Hölderlinstraße 10
60316 Frankfurt
Germany
The buildings in Hölderlinstraße, which included house number 10, were erected in 1903; the architect Carl Runkwitz was responsible for the plans and the construction company commissioned was Cohn & Kreh. From around 1906/07, the building housed an auxiliary school. From the 1930s at the latest, the address was linked to the history of the neighboring Samson-Raphael-Hirsch-Realschule. Due to increasing persecution in the Frankfurt area and far beyond, many families now sought shelter there for their children. From around 1934, the school offered remedial courses in Hebrew so that these pupils could follow the lessons. In addition, with the help of the ultra-Orthodox organization Agudas Yisroel, the Beith Neorim residential home at Hölderlinstraße 10 was set up for young Jews - a boarding school attached to the Samson-Raphael-Hirsch-Realschule. The common hope was to emigrate to Palestine - "Erez Israel". The Frankfurt stockbroker Joseph Mayer (1893-1974), who was banned from his profession, and his wife Edith Mayer, née Loeb (1896-1969), were the initiators and directors of the residential home in their own house.
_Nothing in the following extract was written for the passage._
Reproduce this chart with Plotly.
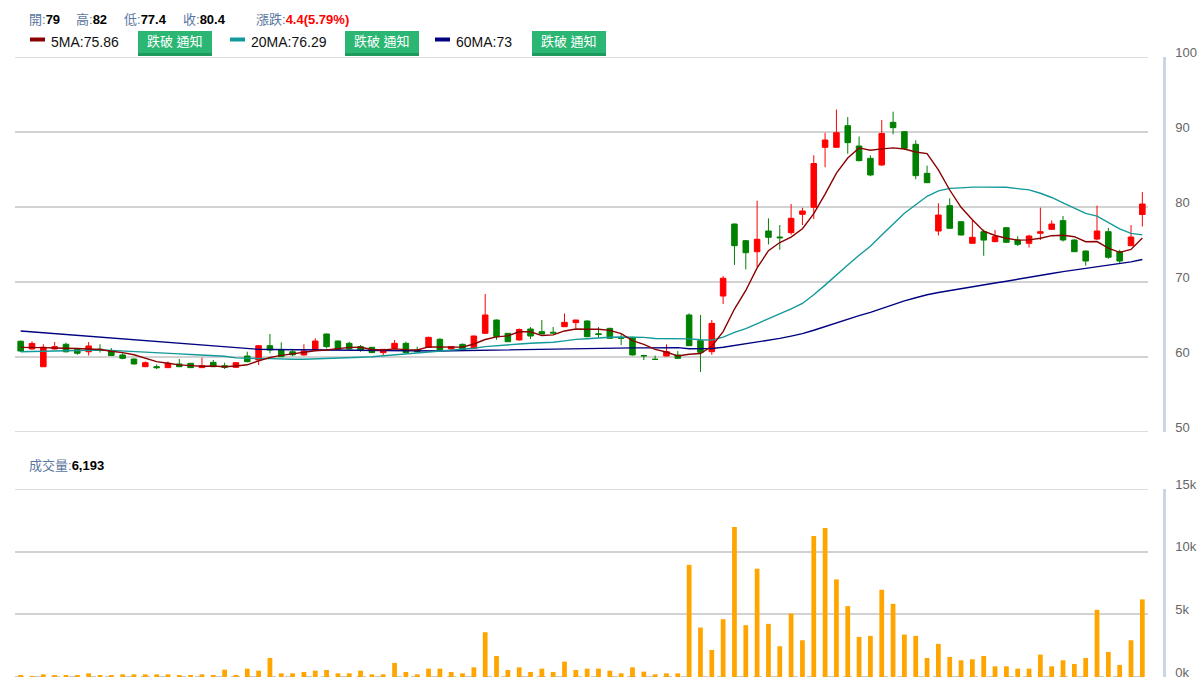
import plotly.graph_objects as go
import pandas as pd

# ---------------- data ----------------
opens = [62.1, 61.07, 58.7, 61.07, 61.7, 61.0, 60.7, 61.05, 60.8, 60.27,
         59.73, 58.71, 58.71, 58.58, 59.07, 59.16, 58.58, 59.29, 58.84, 58.62,
         60.13, 59.6, 61.51, 60.93, 60.7, 60.27, 61.02, 63.07, 62.13, 61.82,
         61.38, 61.29, 60.58, 61.16, 61.82, 60.93, 61.29, 62.36, 61.07, 61.69,
         61.16, 63.16, 64.93, 63.16, 62.27, 63.73, 63.38, 63.3, 64.04, 64.58,
         64.8, 63.1, 63.82, 62.6, 62.62, 60.2, 59.7, 60.13, 60.27, 65.6,
         62.18, 60.71, 68.13, 77.73, 75.51, 74.04, 76.8, 76.0, 76.58, 79.02,
         79.96, 87.96, 87.96, 90.84, 88.13, 86.49, 85.6, 91.29, 90.04, 88.36,
         84.49, 76.8, 80.18, 78.04, 75.16, 76.71, 75.38, 77.24, 75.6, 75.16,
         76.5, 77.02, 78.18, 75.6, 74.13, 75.73, 76.71, 74.04, 74.84, 79.0]
highs = [62.2, 62.1, 61.7, 62.0, 61.9, 61.1, 62.0, 61.7, 61.2, 60.5,
         59.8, 59.4, 59.0, 59.4, 59.73, 59.2, 59.9, 59.6, 59.24, 59.3,
         60.7, 61.6, 63.07, 61.96, 61.0, 61.7, 62.5, 63.1, 62.2, 62.04,
         61.6, 61.35, 61.05, 62.27, 62.04, 61.38, 62.7, 62.5, 61.45, 61.8,
         62.85, 68.4, 65.0, 63.2, 63.8, 64.0, 64.93, 64.0, 65.8, 64.95,
         64.9, 64.0, 63.9, 63.02, 62.7, 60.3, 60.2, 61.7, 60.8, 65.82,
         65.6, 64.93, 70.8, 77.8, 75.6, 80.84, 78.49, 77.6, 80.4, 79.9,
         86.9, 89.9, 93.0, 92.0, 89.4, 86.9, 91.6, 92.71, 90.1, 88.9,
         85.51, 80.5, 81.16, 78.1, 78.3, 77.0, 76.93, 77.3, 76.1, 76.3,
         79.91, 78.2, 78.8, 75.7, 74.2, 80.18, 77.2, 74.3, 77.6, 82.0]
lows = [60.7, 61.0, 58.7, 61.0, 60.6, 60.3, 60.2, 60.6, 60.15, 59.7,
        59.0, 58.65, 58.4, 58.55, 58.65, 58.55, 58.55, 58.65, 58.4, 58.58,
        59.3, 58.93, 60.5, 60.0, 60.1, 60.2, 61.0, 61.16, 61.0, 61.0,
        60.7, 60.55, 60.27, 61.1, 60.55, 60.6, 61.25, 60.9, 60.8, 60.85,
        61.1, 63.1, 62.3, 62.0, 62.2, 62.4, 63.0, 63.15, 64.0, 63.8,
        62.65, 62.6, 62.45, 61.6, 60.2, 59.6, 59.65, 60.1, 59.75, 61.45,
        58.0, 60.3, 67.07, 72.27, 71.69, 72.0, 75.0, 74.3, 76.3, 77.6,
        78.4, 85.3, 87.9, 87.1, 86.1, 84.1, 85.5, 89.69, 87.6, 83.7,
        83.2, 76.2, 77.1, 76.2, 75.1, 73.5, 75.3, 75.2, 74.8, 74.6,
        75.6, 76.95, 75.4, 74.0, 72.18, 75.6, 73.1, 72.5, 74.8, 77.4]
closes = [60.8, 61.8, 61.3, 61.38, 60.7, 60.5, 61.47, 60.95, 60.2, 59.82,
          59.07, 59.24, 58.58, 59.16, 58.71, 58.58, 58.84, 58.71, 58.62, 59.24,
          59.38, 61.51, 60.93, 60.04, 60.3, 60.8, 62.13, 61.38, 61.02, 61.07,
          60.93, 60.58, 61.02, 61.82, 60.58, 60.7, 62.62, 60.93, 61.38, 60.93,
          62.8, 65.6, 62.71, 62.04, 63.67, 62.8, 63.07, 63.2, 64.62, 64.93,
          62.71, 63.0, 62.49, 62.5, 60.27, 60.15, 59.68, 60.71, 59.82, 61.51,
          60.62, 64.49, 70.5, 74.84, 73.91, 75.69, 75.96, 75.9, 78.49, 79.47,
          85.8, 88.93, 89.91, 88.58, 86.18, 84.27, 89.8, 90.58, 87.82, 84.18,
          83.24, 78.93, 77.16, 76.27, 75.96, 75.59, 76.04, 75.29, 75.02, 76.13,
          76.7, 77.73, 75.6, 74.04, 72.8, 76.8, 73.3, 72.8, 76.0, 80.4]
volumes = [107, 20, 213, 107, 107, 107, 293, 107, 107, 213,
           213, 213, 213, 213, 107, 107, 213, 107, 587, 107,
           667, 507, 1520, 293, 293, 400, 507, 560, 293, 293,
           507, 213, 213, 1120, 400, 213, 667, 667, 400, 293,
           773, 3573, 1680, 560, 773, 400, 667, 400, 1227, 560,
           667, 667, 507, 293, 773, 427, 213, 293, 293, 8950,
           3947, 2160, 4613, 11975, 4133, 8640, 4240, 2453, 5067, 2933,
           11253, 11893, 7787, 5653, 3200, 3280, 6960, 5840, 3387, 3280,
           1520, 2640, 1600, 1333, 1413, 1680, 853, 853, 667, 667,
           1787, 853, 1333, 1040, 1520, 5360, 2000, 960, 2933, 6193]
# moving-average values before enough in-chart history exists
ma5_head = [61.29, 61.3, 61.25, 61.2]
ma20_head = [60.71, 60.75, 60.8, 60.85, 60.88, 60.9, 60.92, 60.93, 60.88, 60.82,
             60.75, 60.67, 60.58, 60.49, 60.42, 60.34, 60.26, 60.18, 60.1]
ma60_head = [63.47, 63.35, 63.23, 63.11, 62.99, 62.87, 62.75, 62.63, 62.51, 62.39,
             62.27, 62.15, 62.03, 61.91, 61.79, 61.67, 61.55, 61.43, 61.31, 61.19,
             61.07, 61.02, 61.0, 60.98, 60.96, 60.94, 60.92, 60.9, 60.89, 60.88,
             60.87, 60.86, 60.85, 60.84, 60.83, 60.82, 60.81, 60.8, 60.83, 60.86,
             60.89, 60.92, 60.95, 60.98, 61.01, 61.04, 61.07, 61.1, 61.13, 61.16,
             61.19, 61.2, 61.2, 61.21, 61.22, 61.22, 61.23, 61.24, 61.25]
price_ticks = [50, 60, 70, 80, 90, 100]
vol_ticks = [0, 5000, 10000, 15000]
vol_tick_text = ["0k", "5k", "10k", "15k"]

x = list(range(len(closes)))
cs = pd.Series(closes)
ma5 = ma5_head + list(cs.rolling(5).mean().iloc[len(ma5_head):])
ma20 = ma20_head + list(cs.rolling(20).mean().iloc[len(ma20_head):])
ma60 = ma60_head + list(cs.rolling(60).mean().iloc[len(ma60_head):])

def fmt(v):
    return f"{v:.2f}".rstrip("0").rstrip(".")

W, H = 1203, 686
def px(v): return v / W
def py(v): return 1 - v / H

FONT = "Liberation Sans, Arial, Noto Sans CJK TC, sans-serif"
RED, GREEN = "#ff0000", "#008000"
GRID = "#d2d2d2"

fig = go.Figure()
fig.add_trace(go.Candlestick(
    x=x, open=opens, high=highs, low=lows, close=closes,
    increasing=dict(line=dict(color=RED, width=1), fillcolor=RED),
    decreasing=dict(line=dict(color=GREEN, width=1), fillcolor=GREEN),
    whiskerwidth=0, showlegend=False, hoverinfo="skip",
    xaxis="x", yaxis="y"))
for vals, col in [(ma60, "#000080"), (ma20, "#139999"), (ma5, "#8b0000")]:
    fig.add_trace(go.Scatter(x=x, y=vals, mode="lines",
                             line=dict(color=col, width=1.4),
                             showlegend=False, hoverinfo="skip",
                             xaxis="x", yaxis="y"))
fig.add_trace(go.Bar(x=x, y=volumes, width=0.42,
                     marker=dict(color="#ffa500", line=dict(width=0)),
                     showlegend=False, hoverinfo="skip",
                     xaxis="x", yaxis="y2"))

axis_common = dict(
    anchor="free", position=px(1164), side="right", automargin=False,
    showline=True, linecolor="#c8d6e6", linewidth=2.5,
    showgrid=True, gridcolor=GRID, gridwidth=1.5,
    zeroline=False, ticks="outside", ticklen=7, tickcolor="rgba(0,0,0,0)",
    tickfont=dict(family=FONT, size=13, color="#666666"),
    ticklabelshift=-5, fixedrange=True,
)

fig.update_layout(
    width=W, height=H, margin=dict(l=0, r=0, t=0, b=0, pad=0, autoexpand=False),
    paper_bgcolor="white", plot_bgcolor="white",
    boxgap=0.3,
    xaxis=dict(domain=[px(15), px(1148)], range=[-0.5, len(x) - 0.5],
               showticklabels=False, showgrid=False, zeroline=False, automargin=False,
               showline=False, rangeslider=dict(visible=False), fixedrange=True),
    yaxis=dict(domain=[py(432), py(57)], range=[price_ticks[0], price_ticks[-1]],
               tickvals=price_ticks, **axis_common),
    yaxis2=dict(domain=[py(677), py(489)], range=[vol_ticks[0], vol_ticks[-1]],
                tickvals=vol_ticks, ticktext=vol_tick_text, **axis_common),
    font=dict(family=FONT),
)

LBL = "#5b76a0"
anns = []
def txt(xp, yp, text, size=13, color="#000", anchor="left"):
    anns.append(dict(x=px(xp), y=py(yp), xref="paper", yref="paper",
                     text=text, showarrow=False, xanchor=anchor, yanchor="middle",
                     font=dict(family=FONT, size=size, color=color)))

# header row
chg = closes[-1] - closes[-2]
txt(27, 19, f"<span style='color:{LBL}'>開:</span><b>{fmt(opens[-1])}</b>")
txt(74, 19, f"<span style='color:{LBL}'>高:</span><b>{fmt(highs[-1])}</b>")
txt(122, 19, f"<span style='color:{LBL}'>低:</span><b>{fmt(lows[-1])}</b>")
txt(181, 19, f"<span style='color:{LBL}'>收:</span><b>{fmt(closes[-1])}</b>")
txt(254, 19, f"<span style='color:{LBL}'>漲跌:</span><b style='color:#ff0000'>{chg:.1f}({chg / closes[-2] * 100:.2f}%)</b>")

shapes = []
# boundary grid lines (plotly omits grid lines at the range edges)
for yref, yv, dash, col in [("y", price_ticks[-1], "solid", GRID),
                            ("y", price_ticks[0], "solid", GRID),
                            ("y2", vol_ticks[-1], "solid", GRID),
                            ("y2", vol_ticks[0], "dash", "#b8b8b8")]:
    shapes.append(dict(type="line", xref="x domain", yref=yref, x0=0, x1=1,
                       y0=yv, y1=yv, line=dict(color=col, width=1.5, dash=dash),
                       layer="below"))

legend_items = [(30, "#8b0000", f"5MA:{fmt(ma5[-1])}", 138),
                (230, "#139999", f"20MA:{fmt(ma20[-1])}", 345),
                (435, "#000080", f"60MA:{fmt(ma60[-1])}", 532)]
for sx, col, label, bx in legend_items:
    shapes.append(dict(type="rect", xref="paper", yref="paper",
                       x0=px(sx), x1=px(sx + 15), y0=py(41.5), y1=py(37.5),
                       fillcolor=col, line=dict(width=0)))
    txt(sx + 19, 42, label, size=14, color="#111")
    # notification button
    shapes.append(dict(type="rect", xref="paper", yref="paper",
                       x0=px(bx), x1=px(bx + 74), y0=py(56), y1=py(31),
                       fillcolor="#1f9a5e", line=dict(width=0)))
    shapes.append(dict(type="rect", xref="paper", yref="paper",
                       x0=px(bx), x1=px(bx + 74), y0=py(53), y1=py(31),
                       fillcolor="#2bb673", line=dict(width=0)))
    txt(bx + 37, 42, "跌破 通知", size=13, color="white", anchor="center")

# volume header
txt(27, 465, f"<span style='color:{LBL}'>成交量:</span><b>{volumes[-1]:,}</b>")

fig.update_layout(annotations=anns, shapes=shapes)
fig.write_html("out.html")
In the course of the "Polish Action" in October 1938, the Secret State Police arrested some of the Polish residents at night; separated from their parents, they were brutally deported across the border to Poland. During the November pogrom of 1938, Joseph Mayer and his eldest son were deported to the Buchenwald and Dachau concentration camps. The pupils were sent back home or placed in other welfare institutions. The Beith Neorim boys' home had to be closed. In the four years of its existence, 70 to 100 young people lived here on a temporary basis. The Mayer family managed to escape to Palestine.